I am an extract and steep brewer for now and I have used chocolate malt, black patent and crystal malts, which have all added something, but not the flavour I'm trying to achieve. Does most of the malt flavour come from the base malt (in my case, usually extra light DME) or the grains I steep? I'm thinking the grains add the flavour as I heard medium and dark DME are just light DME with crystal or other malts added.

I know I can just reduce the hops, but I would like to create different malt flavours, like one can create different hop flavours or aromas with the vast array of hop choices.

I'm interested in using other grains, but am limited in those I can use by just steeping. I want to try aromatic malt and biscuit malt, but I know liitle about either. I think both can be steeped and don't require mashing.

I know that the information I have given may make any specific recommendations difficult, since I haven't really described the flavour I want in detail. This is because I am not exactly sure how to describe the flavour I'm after...but I'm enjoying the sweeter, heavy, malty beers that are rich and wholesome, without the hop bite.

Any pointers or tips/techniques for adding a malt flavour that you have found works will be appreciated.
 
This is where brewing is like cooking. One of the things you have to do in order to master the process is know the ingredients.

Aromatic, biscuit, Special Roast, Victory, home-toasted Pale Ale malt - all of these can enhance perceived maltiness in an extract-and-steep beer. Have a look at this website - it gives you basic descriptions of specialty grains as well as suggestions on the amounts to use.

Orfy is right - the best way to impact "maltiness" is by mashing your own grains.
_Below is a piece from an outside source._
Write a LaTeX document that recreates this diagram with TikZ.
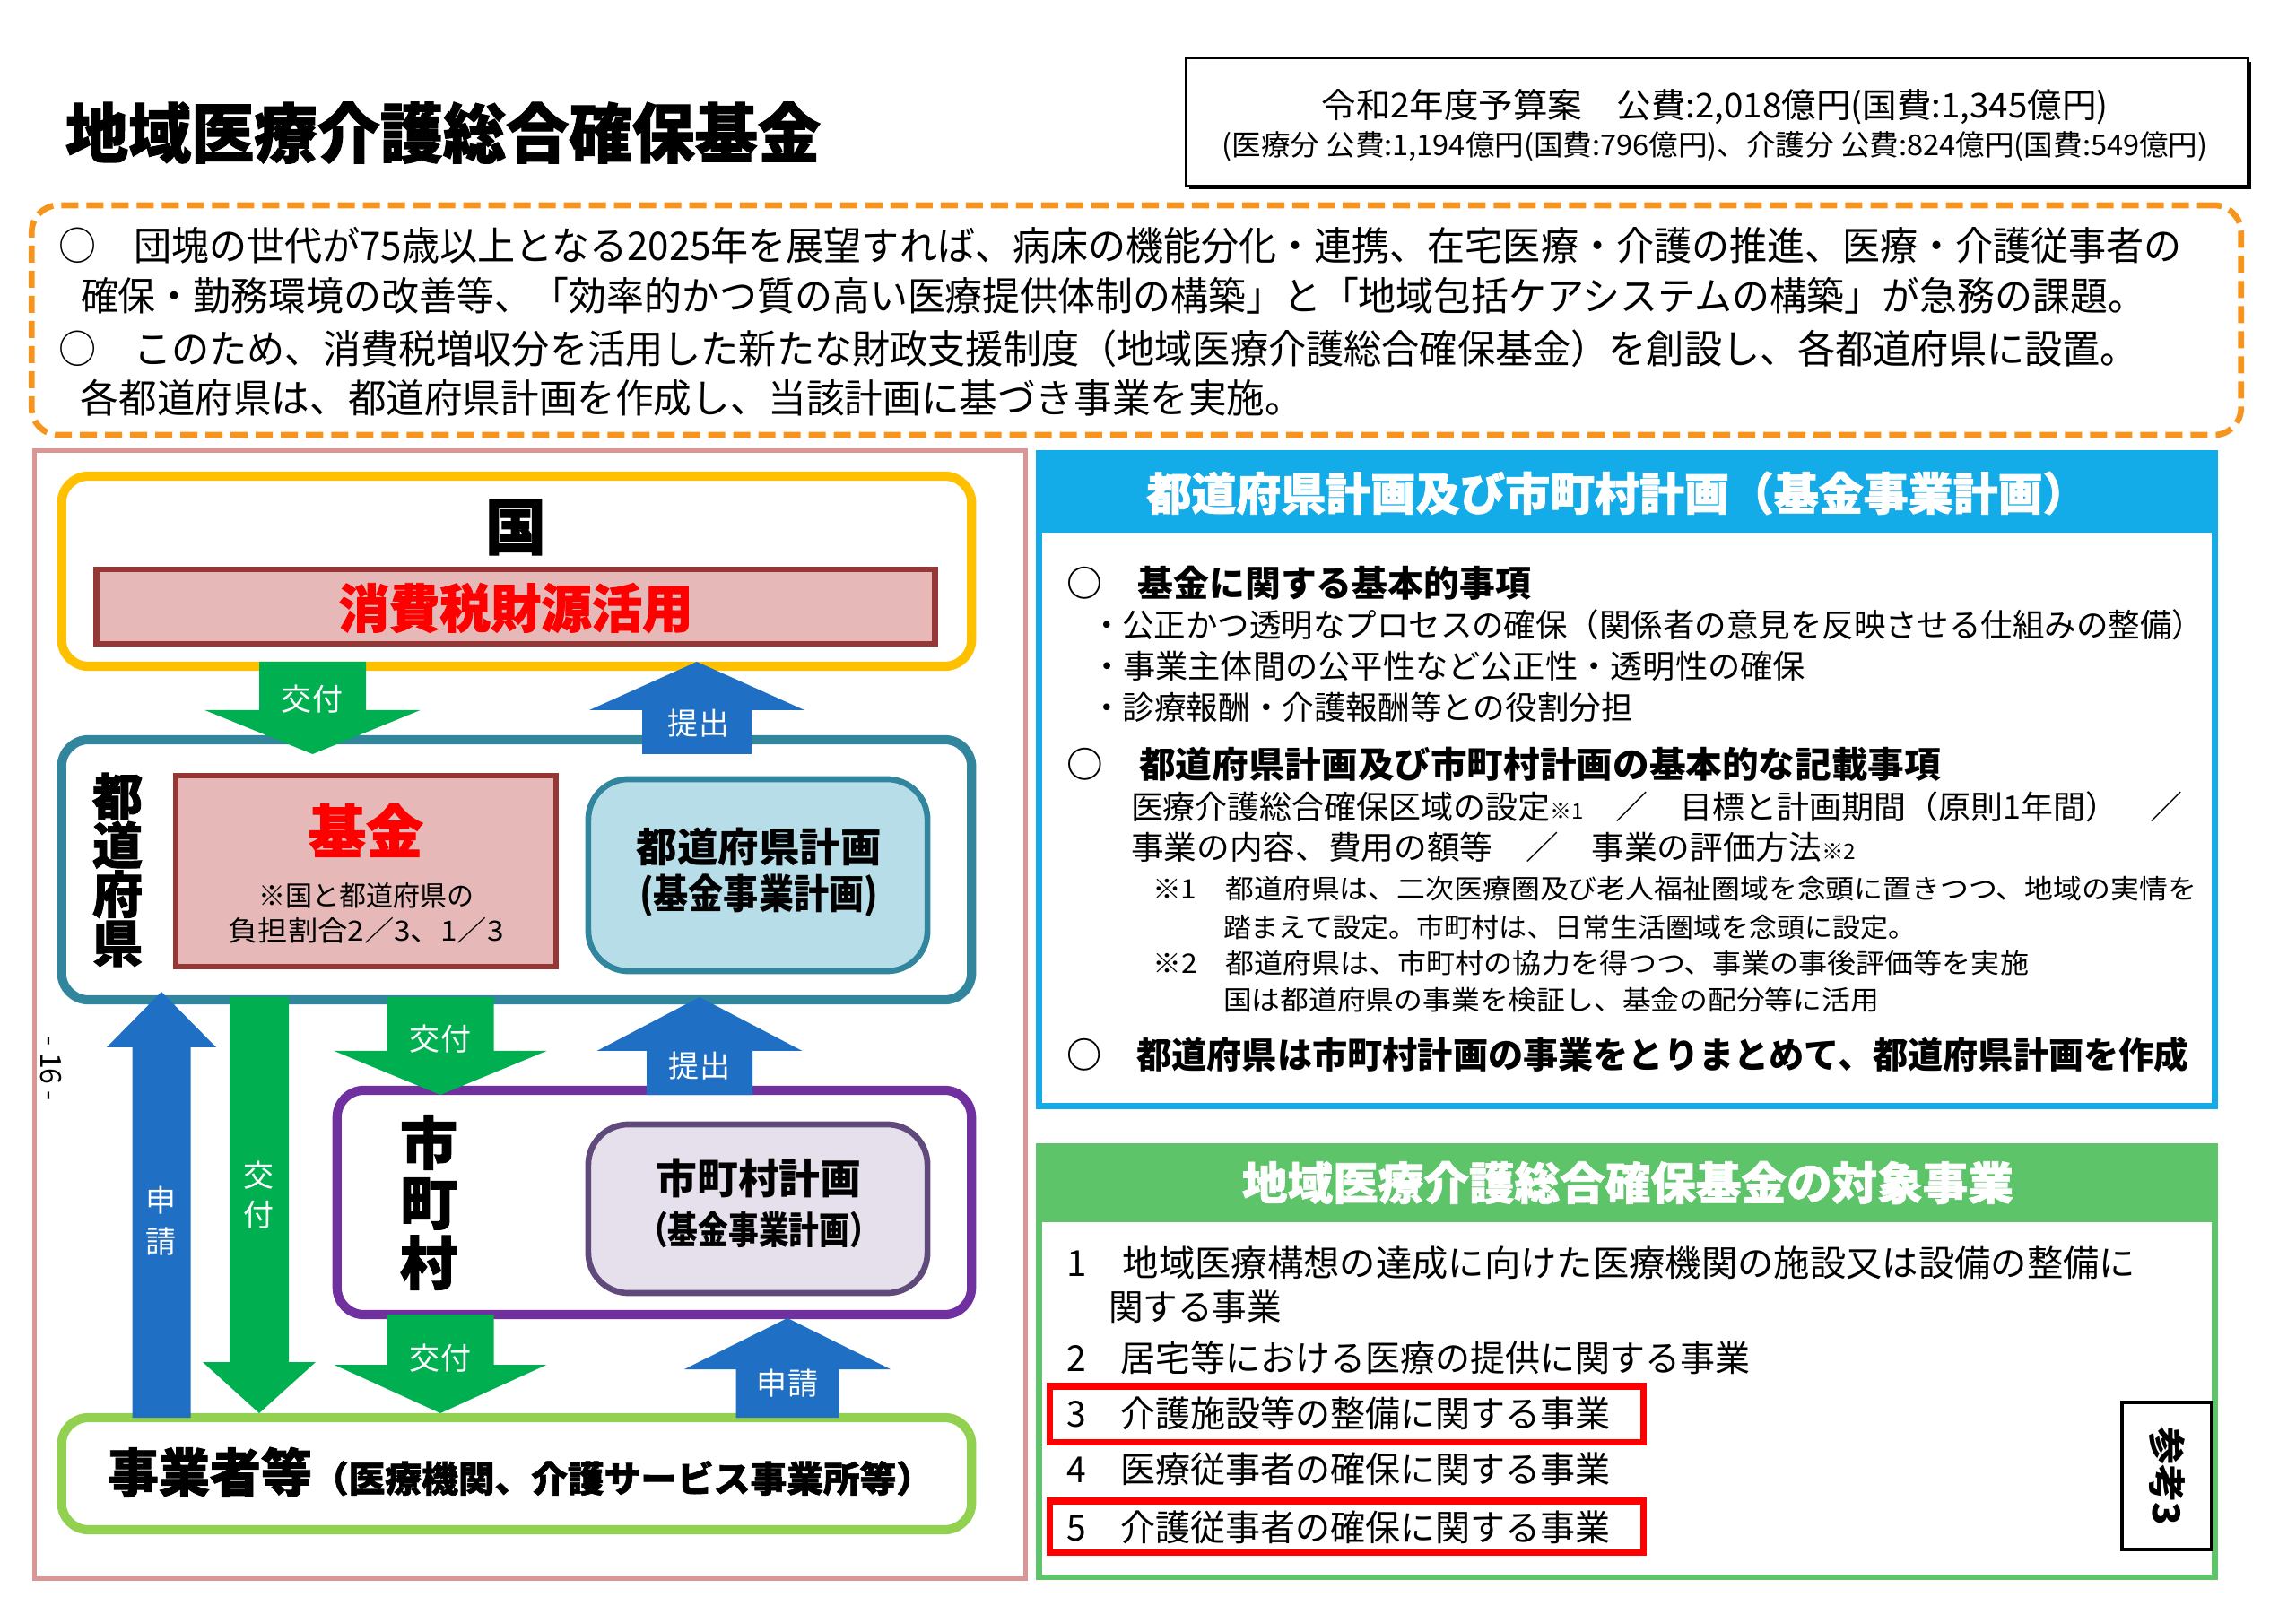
\documentclass[tikz,border=0pt]{standalone}
\usepackage{fontspec}
\setmainfont{Noto Sans CJK JP}
\newfontfamily\heavy[FakeBold=1.5]{Noto Sans CJK JP}
\usepackage{graphicx}
\newlength\pxu \setlength\pxu{0.01cm}
\newcommand\pxf[1]{\fontsize{\fpeval{#1*0.28453}pt}{\fpeval{#1*0.28453*1.2}pt}\selectfont}
\newcommand\pxfl[2]{\fontsize{\fpeval{#1*0.28453}pt}{\fpeval{#2*0.28453}pt}\selectfont}
\newcommand\fitw[2]{\resizebox{#1\pxu}{\height}{#2}}
% block arrow: colour, x centre, y of shaft end, y of head base, y of tip, shaft width, head width
\newcommand\blockarr[7]{%
  \fill[#1] ({#2-#6/2},#3) -- ({#2+#6/2},#3) -- ({#2+#6/2},#4) -- ({#2+#7/2},#4)
    -- (#2,#5) -- ({#2-#7/2},#4) -- ({#2-#6/2},#4) -- cycle;}
\definecolor{orangeD}{HTML}{F7941D}
\definecolor{pinkF}{HTML}{D99694}
\definecolor{goldB}{HTML}{FFC000}
\definecolor{tealB}{HTML}{31859C}
\definecolor{purpB}{HTML}{7030A0}
\definecolor{lgreenB}{HTML}{92D050}
\definecolor{agreen}{HTML}{00B050}
\definecolor{ablue}{HTML}{1F6FC5}
\definecolor{pnlblue}{HTML}{14ACE8}
\definecolor{pnlgreen}{HTML}{5EC46A}
\definecolor{pinkfill}{HTML}{E6B9B8}
\definecolor{darkred}{HTML}{953735}
\definecolor{lblueF}{HTML}{B7DEE8}
\definecolor{lpurpF}{HTML}{E6E0EC}
\definecolor{dpurpB}{HTML}{604A7B}
\definecolor{redT}{HTML}{FF0000}
\begin{document}
\begin{tikzpicture}[x=0.01cm,y=-0.01cm,
  bx/.style={draw, outer sep=0pt, inner sep=0pt},
  txt/.style={inner sep=0pt, outer sep=0pt},
  lt/.style={txt, anchor=west},
  alab/.style={txt, text=white, align=center},
]
\useasboundingbox (0,0) rectangle (2560,1810);
\fill[white] (0,0) rectangle (2560,1810);

% ---------- title ----------
\node[lt] (title) at (73,148) {\heavy\bfseries\pxf{72}\fitw{842}{地域医療介護総合確保基金}};

% ---------- budget box ----------
\node[bx, fill=black, draw=none, minimum width=11.83cm, minimum height=1.42cm] (budgetsh) at (1918,140) {};
\node[bx, fill=white, line width=0.8pt, minimum width=11.83cm, minimum height=1.42cm] (budget) at (1914.5,136) {};
\node[txt] (b1) at (1912,119) {\pxf{38}\fitw{877}{令和2年度予算案　公費:2,018億円(国費:1,345億円)}};
\node[txt] (b2) at (1912,163) {\pxf{32}\fitw{1099}{(医療分 公費:1,194億円(国費:796億円)、介護分 公費:824億円(国費:549億円)}};

% ---------- intro box ----------
\node[bx, draw=orangeD, line width=1.9pt, dash pattern=on 0.19cm off 0.09cm, rounded corners=0.3cm,
  minimum width=24.62cm, minimum height=2.56cm] (intro) at (1267,357) {};
\node[lt] (o1) at (65,274) {\pxf{44}\fitw{2368}{○　団塊の世代が75歳以上となる2025年を展望すれば、病床の機能分化・連携、在宅医療・介護の推進、医療・介護従事者の}};
\node[lt] (o2) at (90,330) {\pxf{44}\fitw{2302}{確保・勤務環境の改善等、「効率的かつ質の高い医療提供体制の構築」と「地域包括ケアシステムの構築」が急務の課題。}};
\node[lt] (o3) at (65,389) {\pxf{44}\fitw{2319}{○　このため、消費税増収分を活用した新たな財政支援制度（地域医療介護総合確保基金）を創設し、各都道府県に設置。}};
\node[lt] (o4) at (90,444) {\pxf{44}\fitw{1363}{各都道府県は、都道府県計画を作成し、当該計画に基づき事業を実施。}};

% ---------- left diagram ----------
\node[bx, draw=pinkF, line width=1.4pt, minimum width=11.04cm, minimum height=12.57cm] (frame) at (591,1131.5) {};
\node[txt, rotate=-90] (pageno) at (57,1192) {\pxf{32}- 16 -};

\node[bx, draw=goldB, line width=2.9pt, rounded corners=0.3cm, minimum width=10.14cm, minimum height=2.12cm] (kuni) at (576,637) {};
\node[txt] (kunilab) at (575,588) {\heavy\bfseries\pxf{68}国};
\node[bx, draw=darkred, fill=pinkfill, line width=1.9pt, minimum width=9.34cm, minimum height=0.83cm] (shohi) at (575,676.5) {};
\node[txt, text=redT] (shohilab) at (575,678) {\heavy\bfseries\pxf{58}\fitw{395}{消費税財源活用}};

\node[bx, draw=tealB, line width=2.9pt, rounded corners=0.3cm, minimum width=10.14cm, minimum height=2.90cm] (ken) at (576,970) {};
\node[txt, align=center, font={\heavy\bfseries\pxfl{56}{54.5}}] (kenlab) at (131,970) {都\\道\\府\\県};
\node[bx, draw=darkred, fill=pinkfill, line width=1.9pt, minimum width=4.24cm, minimum height=2.13cm] (kikin) at (408,971.5) {};
\node[txt, text=redT] (kikinlab) at (408,926) {\heavy\bfseries\pxf{64}基金};
\node[txt] (kikinn1) at (408,999) {\pxf{31}\fitw{240}{※国と都道府県の}};
\node[txt] (kikinn2) at (408,1038) {\pxf{31}\fitw{307}{負担割合2／3、1／3}};
\node[bx, draw=tealB, fill=lblueF, line width=1.9pt, rounded corners=0.45cm, minimum width=3.78cm, minimum height=2.14cm] (kenplan) at (845,976) {};
\node[txt] (kenplan1) at (846,944) {\bfseries\pxf{45}\fitw{273}{都道府県計画}};
\node[txt] (kenplan2) at (846,999) {\bfseries\pxf{45}\fitw{266}{(基金事業計画)}};

\node[bx, draw=purpB, line width=2.9pt, rounded corners=0.3cm, minimum width=7.07cm, minimum height=2.50cm] (shi) at (729.5,1341) {};
\node[txt, align=center, font={\heavy\bfseries\pxfl{64}{67}}] (shilab) at (478,1341) {市\\町\\村};
\node[bx, draw=dpurpB, fill=lpurpF, line width=1.9pt, rounded corners=0.45cm, minimum width=3.78cm, minimum height=1.88cm] (shiplan) at (845,1348) {};
\node[txt] (shiplan1) at (846,1314) {\bfseries\pxf{46}\fitw{229}{市町村計画}};
\node[txt] (shiplan2) at (846,1372) {\bfseries\pxf{42}\fitw{270}{（基金事業計画）}};

\node[bx, draw=lgreenB, line width=2.9pt, rounded corners=0.3cm, minimum width=10.14cm, minimum height=1.25cm] (jigyo) at (576,1643.5) {};
\node[txt, anchor=base west] (jigyolab) at (120,1664) {\heavy\bfseries\pxf{58}\fitw{228}{事業者等}\bfseries\pxf{40}\fitw{692}{（医療機関、介護サービス事業所等）}};

% ---------- block arrows ----------
\blockarr{agreen}{348.5}{738}{792}{841}{119}{240}
\node[alab] (a1) at (348,780) {\pxf{34}交付};
\blockarr{ablue}{777}{841}{792}{738}{122}{240}
\node[alab] (a2) at (779,807) {\pxf{34}提出};
\blockarr{agreen}{491}{1112}{1172}{1221}{119}{237}
\node[alab] (a3) at (491,1159) {\pxf{34}交付};
\blockarr{ablue}{780}{1221}{1172}{1112}{118}{229}
\node[alab] (a4) at (780,1189) {\pxf{34}提出};
\blockarr{ablue}{180}{1581}{1168}{1106}{65}{122}
\node[alab, font={\pxfl{34}{46}}] (a5) at (180,1362) {申\\請};
\blockarr{agreen}{289}{1112}{1519}{1576}{66}{126}
\node[alab, font={\pxfl{34}{44}}] (a6) at (289,1333) {交\\付};
\blockarr{agreen}{491}{1466}{1522}{1576}{119}{237}
\node[alab] (a7) at (491,1515) {\pxf{34}交付};
\blockarr{ablue}{878}{1581}{1527}{1470}{115}{230}
\node[alab] (a8) at (878,1543) {\pxf{34}申請};

% ---------- right panel 1 ----------
\node[bx, draw=pnlblue, line width=1.9pt, minimum width=13.10cm, minimum height=7.27cm] (bpanel) at (1814,869.5) {};
\node[bx, draw=pnlblue, fill=pnlblue, line width=1.9pt, minimum width=13.10cm, minimum height=0.85cm] (bhead) at (1814,548.5) {};
\node[txt, text=white] (h1) at (1803,550) {\heavy\bfseries\pxf{50}\fitw{1049}{都道府県計画及び市町村計画（基金事業計画）}};
\node[lt] (p1) at (1189,650) {\bfseries\pxf{40}\fitw{518}{○　基金に関する基本的事項}};
\node[lt] (p2) at (1216,697) {\pxf{36}\fitw{1241}{・公正かつ透明なプロセスの確保（関係者の意見を反映させる仕組みの整備）}};
\node[lt] (p3) at (1216,743) {\pxf{36}\fitw{797}{・事業主体間の公平性など公正性・透明性の確保}};
\node[lt] (p4) at (1216,789) {\pxf{36}\fitw{605}{・診療報酬・介護報酬等との役割分担}};
\node[lt] (p5) at (1189,852) {\bfseries\pxf{40}\fitw{975}{○　都道府県計画及び市町村計画の基本的な記載事項}};
\node[lt] (p6) at (1261,900) {\pxf{36}\fitw{1172}{医療介護総合確保区域の設定{\pxf{24}※1}　／　目標と計画期間（原則1年間）　／}};
\node[lt] (p7) at (1261,945) {\pxf{36}\fitw{808}{事業の内容、費用の額等　／　事業の評価方法{\pxf{24}※2}}};
\node[lt] (p8) at (1285,991) {\pxf{30}\fitw{1164}{※1　都道府県は、二次医療圏及び老人福祉圏域を念頭に置きつつ、地域の実情を}};
\node[lt] (p9) at (1364,1034) {\pxf{30}\fitw{772}{踏まえて設定。市町村は、日常生活圏域を念頭に設定。}};
\node[lt] (p10) at (1285,1074) {\pxf{30}\fitw{977}{※2　都道府県は、市町村の協力を得つつ、事業の事後評価等を実施}};
\node[lt] (p11) at (1364,1115) {\pxf{30}\fitw{731}{国は都道府県の事業を検証し、基金の配分等に活用}};
\node[lt] (p12) at (1189,1176) {\bfseries\pxf{40}\fitw{1252}{○　都道府県は市町村計画の事業をとりまとめて、都道府県計画を作成}};

% ---------- right panel 2 ----------
\node[bx, draw=pnlgreen, line width=1.9pt, minimum width=13.10cm, minimum height=4.81cm] (gpanel) at (1814,1518.5) {};
\node[bx, draw=pnlgreen, fill=pnlgreen, line width=1.9pt, minimum width=13.10cm, minimum height=0.82cm] (ghead) at (1814,1319) {};
\node[txt, text=white] (g0) at (1815,1319) {\heavy\bfseries\pxf{50}\fitw{860}{地域医療介護総合確保基金の対象事業}};
\node[lt] (g1) at (1189,1408) {\pxf{40}\fitw{1192}{1　地域医療構想の達成に向けた医療機関の施設又は設備の整備に}};
\node[lt] (g1b) at (1236,1457) {\pxf{40}\fitw{193}{関する事業}};
\node[lt] (g2) at (1189,1514) {\pxf{40}\fitw{762}{2　居宅等における医療の提供に関する事業}};
\node[bx, draw=redT, line width=2pt, minimum width=6.61cm, minimum height=0.62cm] (red3) at (1501.5,1577) {};
\node[lt] (g3) at (1189,1576) {\pxf{40}\fitw{607}{3　介護施設等の整備に関する事業}};
\node[lt] (g4) at (1189,1638) {\pxf{40}\fitw{607}{4　医療従事者の確保に関する事業}};
\node[bx, draw=redT, line width=2pt, minimum width=6.61cm, minimum height=0.57cm] (red5) at (1501.5,1702.5) {};
\node[lt] (g5) at (1189,1703) {\pxf{40}\fitw{607}{5　介護従事者の確保に関する事業}};
\node[bx, fill=white, line width=0.9pt, minimum width=1.00cm, minimum height=1.64cm] (sanko) at (2416,1646) {};
\node[txt, rotate=-90] (sankolab) at (2416,1646) {\bfseries\pxf{42}参考3};
\end{tikzpicture}
\end{document}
It gives you the most control over the grainy goodness of the beer.

Cheers,

Bob
 
Cheers guys.

I do see mini-mashing as the next natural step, before going all-grain, but had no set timescale on when this would happen.

As usual with life, time, money etc are all factors and I still see myself as very much the newbie at the moment, with only 9 beers under my belt. I have a link to John Palmers book, maybe I will read the section on partial-mashing and take the leap, or step, as I don't think it's that big of a change in process.

Still not sure whether I'm a malt or hop man, but definately enjoying the darker, malt accented beers more at the moment!

:mug:
 
You'll also want to look into a less attenuative yeast, one that will leave some of that malty goodness behind. In other words, not a Safale-05, but rather the -04, if you're using dry. Consider one with "English" or "British" in the title.